Haiti quake toll tops 200,000
PORT-AU-PRINCE: The death toll in the Haiti quake has swelled to 200,000, Prime Minister Jean-Max Bellerive said yesterday as angry protests over the slow arrival of aid flared on the rubble-strewn streets.
More than three weeks after the 7.0-magnitude earthquake, Bellerive said his
tiny Caribbean nation had been ravaged by “a disaster on a planetary scale” and detailed the tragic toll suffered by his people.
“There are more than 200,000 people who have been clearly identified as people who are dead,” he said in an interview with AFP, adding that another 300,000 injured had been treated, 250,000 homes had been destroyed and 30,000 businesses lost.
At least 4,000 amputations have also been carried out due to horrific crush injuries — a shocking figure which
is likely to strain the impoverished nation’s already
meager resources for years to come.
Bellerive said he has proposed the formation of an “emergency government” in Haiti to focus on the crisis, but insisted that the authorities, devastated as their ranks have been by the disaster, remained “in control of the situation.” Despite a massive aid operation, a lack of coordination and the sheer extent of the damage have hampered the distribution of food and water leading to mounting tensions among a million people left homeless.

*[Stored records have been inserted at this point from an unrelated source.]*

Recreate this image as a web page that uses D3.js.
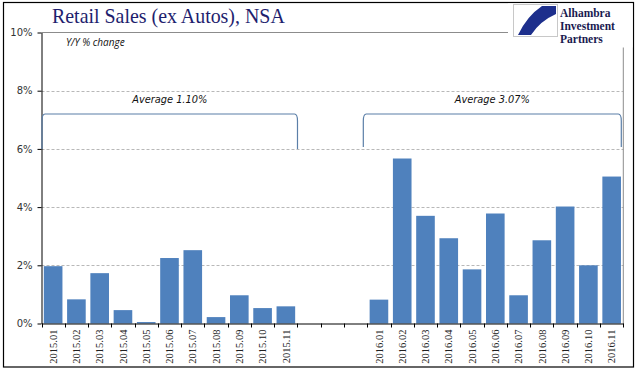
<!DOCTYPE html>
<html>
<head>
<meta charset="utf-8">
<script src="https://cdn.jsdelivr.net/npm/d3@7"></script>
<style>
  html, body { margin: 0; padding: 0; background: #fff; }
  svg { display: block; }
</style>
</head>
<body>
<svg id="chart" width="641" height="375"></svg>
<script>
// ---- data ----
const categories = [
  "2015.01","2015.02","2015.03","2015.04","2015.05","2015.06","2015.07","2015.08","2015.09","2015.10","2015.11",
  "gap1","gap2","gap3",
  "2016.01","2016.02","2016.03","2016.04","2016.05","2016.06","2016.07","2016.08","2016.09","2016.10","2016.11"
];
const tickLabels = [
  "2015.01","2015.02","2015.03","2015.04","2015.05","2015.06","2015.07","2015.08","2015.09","2015.10","2015.11",
  "","","",
  "2016.01","2016.02","2016.03","2016.04","2016.05","2016.06","2016.07","2016.08","2016.09","2016.10","2016.11"
];
const values = [
  1.97, 0.83, 1.73, 0.46, 0.05, 2.25, 2.52, 0.22, 0.97, 0.53, 0.59,
  null, null, null,
  0.82, 5.67, 3.70, 2.93, 1.86, 3.78, 0.97, 2.86, 4.02, 2.00, 5.05
];
const yTicks = [0, 2, 4, 6, 8, 10];
const averages = [
  { label: "Average 1.10%", from: "2015.01", to: "2015.11" },
  { label: "Average 3.07%", from: "2016.01", to: "2016.11" }
];
const title = "Retail Sales (ex Autos), NSA";
const subtitle = "Y/Y % change";
const logoLines = ["Alhambra", "Investment", "Partners"];

// ---- drawing ----
(function () {
const svg = d3.select("#chart");
const pLeft = 41.5, pRight = 623.3, pTop = 32.5, pBottom = 323.5;

const x = d3.scaleBand().domain(categories).range([pLeft, pRight])
  .paddingInner(0.2).paddingOuter(0.1);
const y = d3.scaleLinear().domain([0, 10]).range([pBottom, pTop]);
const slotLeft = c => x(c) - x.step() * x.paddingInner() / 2;
const slotRight = c => slotLeft(c) + x.step();

// outer frame
svg.append("rect").attr("x", 3.5).attr("y", 2.5).attr("width", 630).attr("height", 364.5)
  .attr("fill", "none").attr("stroke", "#000").attr("stroke-width", 1.2);

// gridlines
svg.append("g").selectAll("line").data(yTicks.filter(t => t > 0 && t < 10)).join("line")
  .attr("x1", pLeft).attr("x2", pRight)
  .attr("y1", d => Math.round(y(d)) + 0.5).attr("y2", d => Math.round(y(d)) + 0.5)
  .attr("stroke", "#b8b8b8").attr("stroke-dasharray", "3,2").attr("stroke-width", 1);

// plot border top & right
svg.append("line").attr("x1", pLeft).attr("x2", pRight).attr("y1", y(10)).attr("y2", y(10))
  .attr("stroke", "#8c8c8c");
svg.append("line").attr("x1", pRight).attr("x2", pRight).attr("y1", y(10)).attr("y2", y(0))
  .attr("stroke", "#8c8c8c");

// bars
svg.append("g").selectAll("rect").data(categories.map((c, i) => ({ c, v: values[i] })).filter(d => d.v !== null))
  .join("rect")
  .attr("x", d => x(d.c)).attr("width", x.bandwidth())
  .attr("y", d => y(d.v)).attr("height", d => y(0) - y(d.v))
  .attr("fill", "#4f81bd");

// y axis
const yAxis = svg.append("g").attr("transform", `translate(${pLeft},0)`)
  .call(d3.axisLeft(y).tickValues(yTicks).tickFormat(d => d + "%").tickSize(4).tickPadding(5).tickSizeOuter(0));
yAxis.select(".domain").attr("stroke", "#000");
yAxis.selectAll(".tick line").attr("stroke", "#000");
yAxis.selectAll(".tick text").attr("font-family", "DejaVu Sans, Verdana, sans-serif")
  .attr("font-size", 10).attr("fill", "#333");

// x axis
const xAxis = svg.append("g").attr("transform", `translate(0,${pBottom})`)
  .call(d3.axisBottom(x).tickSize(0).tickSizeOuter(0).tickFormat((d, i) => tickLabels[i]));
xAxis.select(".domain").attr("stroke", "#000");
xAxis.selectAll(".tick text")
  .attr("font-family", "Liberation Serif, Times New Roman, serif").attr("font-size", 10.5).attr("fill", "#222")
  .attr("transform", "rotate(-90)").attr("text-anchor", "end")
  .attr("x", -6).attr("y", 0).attr("dy", "0.35em");
// boundary ticks
const boundaries = categories.map(c => slotLeft(c)).concat([slotRight(categories[categories.length - 1])]);
xAxis.append("g").selectAll("line").data(boundaries).join("line")
  .attr("x1", d => Math.round(d) + 0.5).attr("x2", d => Math.round(d) + 0.5)
  .attr("y1", 0).attr("y2", 4).attr("stroke", "#000");

// average brackets
const bracketTop = 7.2, bracketBottom = 6, labelLevel = 7.7;
const offs = [[0.5, 0], [-4, -2]];
averages.forEach((a, i) => {
  const x0 = slotLeft(a.from) + offs[i][0], x1 = slotRight(a.to) + offs[i][1];
  const yt = y(bracketTop), yb = y(bracketBottom) - (i ? 2 : 0);
  const rx = 3, ry = 7;
  svg.append("path")
    .attr("d", `M${x0},${yb} L${x0},${yt + ry} Q${x0},${yt} ${x0 + rx},${yt} L${x1 - rx},${yt} Q${x1},${yt} ${x1},${yt + ry} L${x1},${yb}`)
    .attr("fill", "none").attr("stroke", "#5b7fa8").attr("stroke-width", 1.2);
  svg.append("text").attr("x", (x0 + x1) / 2).attr("y", y(labelLevel) + 4)
    .attr("text-anchor", "middle").attr("font-family", "DejaVu Sans, Verdana, sans-serif")
    .attr("font-style", "italic").attr("font-size", 9.8).attr("fill", "#111")
    .text(a.label);
});

// subtitle
svg.append("text").attr("x", 66).attr("y", 46)
  .attr("font-family", "Open Sans, DejaVu Sans, sans-serif").attr("font-style", "italic")
  .attr("font-size", 10).attr("fill", "#111").text(subtitle);

// title
const t = svg.append("text").attr("x", 52).attr("y", 23)
  .attr("font-family", "Liberation Serif, Times New Roman, serif").attr("font-size", 20)
  .attr("fill", "#1e1e6e").text(title);
const tw = t.node().getComputedTextLength();
t.attr("font-size", 20 * 233 / tw);

// logo
const logo = svg.append("g");
logo.append("rect").attr("x", 508).attr("y", 3.5).attr("width", 124.5).attr("height", 44).attr("fill", "#fff");
logo.append("rect").attr("x", 513.5).attr("y", 4.5).attr("width", 44).attr("height", 32)
  .attr("fill", "#fff").attr("stroke", "#c8c8c8");
logo.append("path")
  .attr("d", "M556,6 L542,6 Q527,16 518,35 L531,35 Q540,21 556,14 Z")
  .attr("fill", "#1d2f8c");
logo.selectAll("text").data(logoLines).join("text")
  .attr("x", 560).attr("y", (d, i) => 17 + i * 13)
  .attr("font-family", "Liberation Serif, Times New Roman, serif").attr("font-size", 11.5)
  .attr("font-weight", 600)
  .attr("fill", "#1a1a50").text(d => d);
})();
</script>
</body>
</html>
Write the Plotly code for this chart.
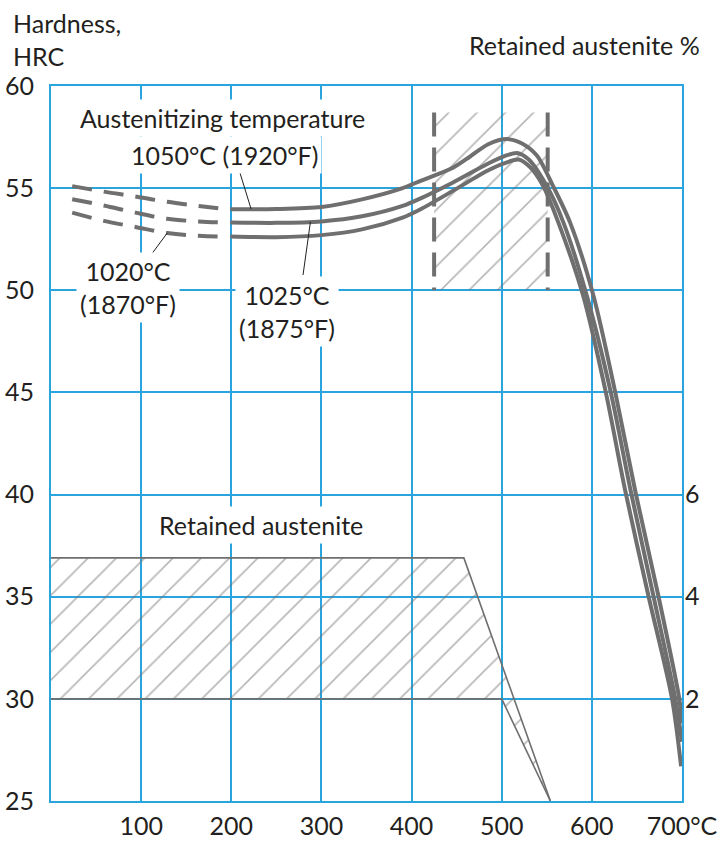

“The Haitian government has done nothing for us, it has not given us any work. It has not given us the food we need,” Sandrac Baptiste said bitterly as she left her makeshift tent to join angry demonstrations yesterday.
In separate protests after
a tense night when shots
were fired in the ruined
capital Port-au-Prince, some 300 people gathered outside the mayor’s office in the
once upscale Petionville neighbourhood.
Meanwhile, a group of US Christians were to learn today whether they would be charged with trying to illegally take children out of the quake-stricken nation, a judge told AFP.